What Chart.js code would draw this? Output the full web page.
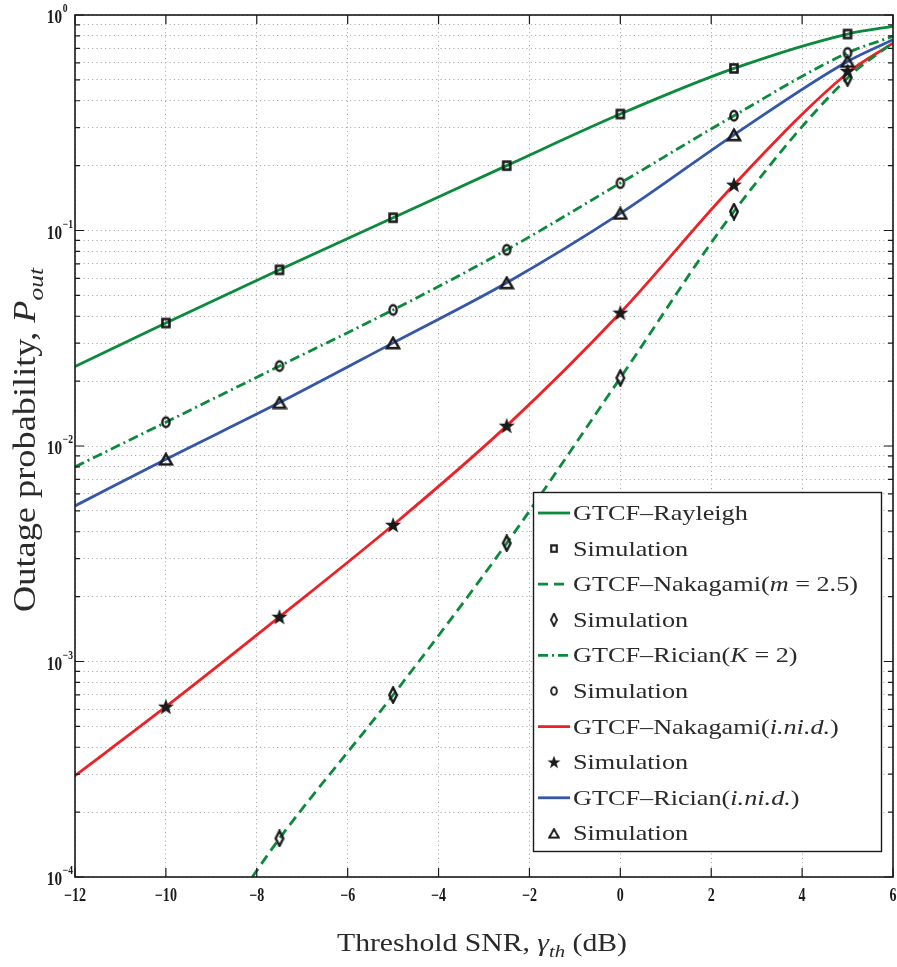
<!DOCTYPE html>
<html>
<head>
<meta charset="utf-8">
<script src="https://cdn.jsdelivr.net/npm/chart.js@4.4.0/dist/chart.umd.min.js"></script>
<style>
  html, body { margin: 0; padding: 0; background: #fff; }
</style>
</head>
<body>
<canvas id="outageChart" width="897" height="967"></canvas>
<script>
// threshold SNR positions (dB)
const snrCurve = [-12, -10, -7.5, -5, -2.5, 0, 2.5, 5, 6];
const snrSim = [-10, -7.5, -5, -2.5, 0, 2.5, 5];
const snrNakCurve = [-8.1, -7.5, -5, -2.5, 0, 2.5, 5, 6];
const snrNakSim = [-7.5, -5, -2.5, 0, 2.5, 5];

// outage probability
const rayleighCurve = [0.0234, 0.0372, 0.0657, 0.1146, 0.200, 0.347, 0.565, 0.816, 0.885];
const rayleighSim = [0.0372, 0.0657, 0.1146, 0.200, 0.347, 0.565, 0.816];
const nakagamiCurve = [0.000100, 0.000151, 0.000699, 0.00354, 0.0207, 0.1225, 0.510, 0.745];
const nakagamiSim = [0.000151, 0.000699, 0.00354, 0.0207, 0.1225, 0.510];
const ricianCurve = [0.0080, 0.0129, 0.0235, 0.0428, 0.0814, 0.166, 0.341, 0.667, 0.796];
const ricianSim = [0.0129, 0.0235, 0.0428, 0.0814, 0.166, 0.341, 0.667];
const nakInidCurve = [0.000295, 0.000617, 0.00161, 0.0043, 0.0124, 0.0415, 0.163, 0.538, 0.741];
const nakInidSim = [0.000617, 0.00161, 0.0043, 0.0124, 0.0415, 0.163, 0.550];
const ricInidCurve = [0.00527, 0.00868, 0.0159, 0.0301, 0.0572, 0.120, 0.278, 0.609, 0.768];
const ricInidSim = [0.00868, 0.0159, 0.0301, 0.0572, 0.120, 0.278, 0.609];

// axis ticks
const xTicks = [-12, -10, -8, -6, -4, -2, 0, 2, 4, 6];
const yDecades = [-4, -3, -2, -1, 0];
const minorSteps = [2, 3, 4, 5, 6, 7, 8, 9];

// legend labels: [text, italic]
const seriesNames = [
    [['GTCF\u2013Rayleigh', false]],
    [['Simulation', false]],
    [['GTCF\u2013Nakagami(', false], ['m', true], [' = 2.5)', false]],
    [['Simulation', false]],
    [['GTCF\u2013Rician(', false], ['K', true], [' = 2)', false]],
    [['Simulation', false]],
    [['GTCF\u2013Nakagami(', false], ['i.ni.d.', true], [')', false]],
    [['Simulation', false]],
    [['GTCF\u2013Rician(', false], ['i.ni.d.', true], [')', false]],
    [['Simulation', false]]
];

const GREEN = '#0b8a3b';
const RED = '#ee2226';
const BLUE = '#3457a8';
const INK = '#1a1a1a';
const SERIF = '"Liberation Serif", "DejaVu Serif", serif';

function makeMarker(w, h, paint) {
    const c = document.createElement('canvas');
    c.width = w;
    c.height = h;
    const g = c.getContext('2d');
    g.strokeStyle = INK;
    g.fillStyle = INK;
    paint(g);
    return c;
}

const squareMark = makeMarker(12, 13, g => {
    g.lineWidth = 2.6;
    g.strokeRect(2.5, 2.5, 7, 8);
});
const diamondMark = makeMarker(12, 18, g => {
    g.lineWidth = 2.4;
    g.beginPath();
    g.moveTo(6, 1.5); g.lineTo(9.8, 9); g.lineTo(6, 16.5); g.lineTo(2.2, 9);
    g.closePath();
    g.stroke();
});
const circleMark = makeMarker(12, 15, g => {
    g.lineWidth = 2.4;
    g.beginPath();
    g.ellipse(6, 7.5, 3.6, 4.8, 0, 0, Math.PI * 2);
    g.stroke();
});
const starMark = makeMarker(18, 18, g => {
    g.beginPath();
    for (let i = 0; i < 10; i++) {
        const r = i % 2 === 0 ? 8.5 : 3.5;
        const a = -Math.PI / 2 + i * Math.PI / 5;
        g.lineTo(9 + r * Math.cos(a), 9.5 + r * Math.sin(a));
    }
    g.closePath();
    g.fill();
});
const triangleMark = makeMarker(16, 14, g => {
    g.lineWidth = 2.5;
    g.beginPath();
    g.moveTo(8, 1.8); g.lineTo(14, 12.2); g.lineTo(2, 12.2);
    g.closePath();
    g.stroke();
});

function pts(xs, ys) {
    return xs.map((x, i) => ({ x: x, y: ys[i] }));
}

function curve(data, color, dash) {
    return {
        data: data,
        borderColor: color,
        borderWidth: 2.8,
        borderDash: dash,
        pointRadius: 0,
        showLine: true,
        fill: false,
        cubicInterpolationMode: 'monotone',
        clip: 0,
        order: 2
    };
}

function sim(data, mark) {
    return {
        data: data,
        showLine: false,
        pointStyle: mark,
        pointRadius: 5,
        order: 1
    };
}

const datasets = [
    curve(pts(snrCurve, rayleighCurve), GREEN, []),
    sim(pts(snrSim, rayleighSim), squareMark),
    curve(pts(snrNakCurve, nakagamiCurve), GREEN, [10, 6]),
    sim(pts(snrNakSim, nakagamiSim), diamondMark),
    curve(pts(snrCurve, ricianCurve), GREEN, [10, 4, 2, 4]),
    sim(pts(snrSim, ricianSim), circleMark),
    curve(pts(snrCurve, nakInidCurve), RED, []),
    sim(pts(snrSim, nakInidSim), starMark),
    curve(pts(snrCurve, ricInidCurve), BLUE, []),
    sim(pts(snrSim, ricInidSim), triangleMark)
];

// draws text runs [text, italic, sub] scaled horizontally by sx
function runsWidth(ctx, runs, size) {
    let w = 0;
    runs.forEach(r => {
        const s = r[2] ? size * 0.7 : size;
        ctx.font = (r[1] ? 'italic ' : '') + s + 'px ' + SERIF;
        w += ctx.measureText(r[0]).width;
    });
    return w;
}

function drawRuns(ctx, runs, size, sx) {
    let x = 0;
    runs.forEach(r => {
        const s = r[2] ? size * 0.7 : size;
        ctx.font = (r[1] ? 'italic ' : '') + s + 'px ' + SERIF;
        ctx.save();
        ctx.scale(sx, 1);
        ctx.fillText(r[0], x / sx, r[2] ? size * 0.25 : 0);
        ctx.restore();
        x += ctx.measureText(r[0]).width * sx;
    });
}

const paperPlugin = {
    id: 'paper',
    beforeDraw(chart) {
        const ctx = chart.ctx;
        ctx.save();
        ctx.fillStyle = '#fff';
        ctx.fillRect(0, 0, chart.width, chart.height);
        ctx.restore();
    },
    afterDraw(chart) {
        const ctx = chart.ctx;
        const a = chart.chartArea;
        const xs = chart.scales.x;
        const ys = chart.scales.y;
        ctx.save();
        ctx.strokeStyle = INK;
        ctx.fillStyle = INK;

        // inward tick marks
        ctx.lineWidth = 1.2;
        ctx.beginPath();
        xTicks.forEach(t => {
            const px = xs.getPixelForValue(t);
            ctx.moveTo(px, a.bottom); ctx.lineTo(px, a.bottom - 9);
            ctx.moveTo(px, a.top); ctx.lineTo(px, a.top + 9);
        });
        yDecades.forEach(d => {
            const py = ys.getPixelForValue(Math.pow(10, d));
            ctx.moveTo(a.left, py); ctx.lineTo(a.left + 9, py);
            ctx.moveTo(a.right, py); ctx.lineTo(a.right - 9, py);
            if (d < 0) {
                minorSteps.forEach(m => {
                    const pm = ys.getPixelForValue(m * Math.pow(10, d));
                    ctx.moveTo(a.left, pm); ctx.lineTo(a.left + 5, pm);
                    ctx.moveTo(a.right, pm); ctx.lineTo(a.right - 5, pm);
                });
            }
        });
        ctx.stroke();

        // frame
        ctx.lineWidth = 1.6;
        ctx.strokeRect(a.left, a.top, a.right - a.left, a.bottom - a.top);

        // x tick labels
        ctx.textAlign = 'center';
        ctx.textBaseline = 'alphabetic';
        ctx.font = 'bold 18px ' + SERIF;
        xTicks.forEach(t => {
            const px = xs.getPixelForValue(t);
            const label = t < 0 ? '\u2212' + Math.abs(t) : String(t);
            ctx.save();
            ctx.translate(px, a.bottom + 24);
            ctx.scale(0.78, 1);
            ctx.fillText(label, 0, 0);
            ctx.restore();
        });

        // y tick labels 10^d
        yDecades.forEach(d => {
            const py = ys.getPixelForValue(Math.pow(10, d));
            ctx.save();
            ctx.translate(a.left - 13, py + 8);
            ctx.scale(0.8, 1);
            ctx.textAlign = 'right';
            ctx.font = 'bold 19px ' + SERIF;
            ctx.fillText('10', 0, 0);
            ctx.textAlign = 'left';
            ctx.font = 'bold 12px ' + SERIF;
            ctx.fillText(d < 0 ? '\u2212' + Math.abs(d) : '0', 1, -11);
            ctx.restore();
        });

        // x axis title
        ctx.textAlign = 'left';
        ctx.fillStyle = '#2a2a2a';
        const xRuns = [['Threshold SNR, ', false], ['\u03b3', true], ['th', true, true], [' (dB)', false]];
        const xw = runsWidth(ctx, xRuns, 25);
        ctx.save();
        ctx.translate(337, 951);
        drawRuns(ctx, xRuns, 25, 290 / xw);
        ctx.restore();

        // y axis title
        const yRuns = [['Outage probability, ', false], ['P', true], ['out', true, true]];
        const yw = runsWidth(ctx, yRuns, 31);
        ctx.save();
        ctx.translate(35, 612);
        ctx.rotate(-Math.PI / 2);
        drawRuns(ctx, yRuns, 31, 344 / yw);
        ctx.restore();

        // legend box
        const lx = 533, ly = 492, lw = 348, lh = 359;
        ctx.fillStyle = '#fff';
        ctx.fillRect(lx, ly, lw, lh);
        ctx.lineWidth = 1.4;
        ctx.strokeStyle = INK;
        ctx.strokeRect(lx + 0.5, ly + 0.5, lw, lh);
        const legendSize = 21;
        const refW = runsWidth(ctx, seriesNames[2], legendSize);
        const lsx = 285 / refW;
        const rowStep = 35.6;
        chart.data.datasets.forEach((ds, i) => {
            const ry = 513 + i * rowStep;
            if (ds.showLine) {
                ctx.save();
                ctx.strokeStyle = ds.borderColor;
                ctx.lineWidth = ds.borderWidth;
                ctx.setLineDash(ds.borderDash);
                ctx.beginPath();
                ctx.moveTo(538, ry);
                ctx.lineTo(570, ry);
                ctx.stroke();
                ctx.restore();
            } else {
                const m = ds.pointStyle;
                ctx.save();
                ctx.translate(554, ry);
                ctx.scale(0.8, 0.8);
                ctx.drawImage(m, -m.width / 2, -m.height / 2);
                ctx.restore();
            }
            ctx.save();
            ctx.fillStyle = '#2a2a2a';
            ctx.translate(573, ry + 7);
            drawRuns(ctx, seriesNames[i].map(r => [r[0], r[1], false]), legendSize, lsx);
            ctx.restore();
        });
        ctx.restore();
    }
};

const ctx = document.getElementById('outageChart').getContext('2d');
const outageChart = new Chart(ctx, {
    type: 'scatter',
    data: { datasets: datasets },
    options: {
        responsive: false,
        animation: false,
        devicePixelRatio: 1,
        layout: {
            autoPadding: false,
            padding: { left: 75, right: 4, top: 15, bottom: 90 }
        },
        scales: {
            x: {
                type: 'linear',
                min: -12,
                max: 6,
                afterBuildTicks: scale => {
                    scale.ticks = xTicks.map(v => ({ value: v }));
                },
                ticks: { display: false },
                grid: { drawTicks: false, color: '#a0a0a0', lineWidth: 1 },
                border: { display: false, dash: [1, 3.3] }
            },
            y: {
                type: 'logarithmic',
                min: 1e-4,
                max: 1,
                afterBuildTicks: scale => {
                    const vals = [];
                    yDecades.forEach(d => {
                        vals.push(Math.pow(10, d));
                        if (d < 0) minorSteps.forEach(m => vals.push(m * Math.pow(10, d)));
                    });
                    scale.ticks = vals.map(v => ({ value: v }));
                },
                ticks: { display: false },
                grid: { drawTicks: false, color: '#a0a0a0', lineWidth: 1 },
                border: { display: false, dash: [1, 3.3] }
            }
        },
        plugins: {
            legend: { display: false },
            tooltip: { enabled: false }
        }
    },
    plugins: [paperPlugin]
});
</script>
</body>
</html>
┄┄┄┄┄┄┄┄┄┄┄┄┄┄┄┄┄┄┄┄
§ **GOAL OF THE EXERCISE**
Reproduce only the lines from the beginning of the data through the line that contains "const snrNakSim = [-7.5, -5, -2.5, 0, 2.5, 5];", both included, and please drop the pictures.

§ **CORRECT RESPONSE**
What Chart.js code would draw this? Output the full web page.
<!DOCTYPE html>
<html>
<head>
<meta charset="utf-8">
<script src="https://cdn.jsdelivr.net/npm/chart.js@4.4.0/dist/chart.umd.min.js"></script>
<style>
  html, body { margin: 0; padding: 0; background: #fff; }
</style>
</head>
<body>
<canvas id="outageChart" width="897" height="967"></canvas>
<script>
// threshold SNR positions (dB)
const snrCurve = [-12, -10, -7.5, -5, -2.5, 0, 2.5, 5, 6];
const snrSim = [-10, -7.5, -5, -2.5, 0, 2.5, 5];
const snrNakCurve = [-8.1, -7.5, -5, -2.5, 0, 2.5, 5, 6];
const snrNakSim = [-7.5, -5, -2.5, 0, 2.5, 5];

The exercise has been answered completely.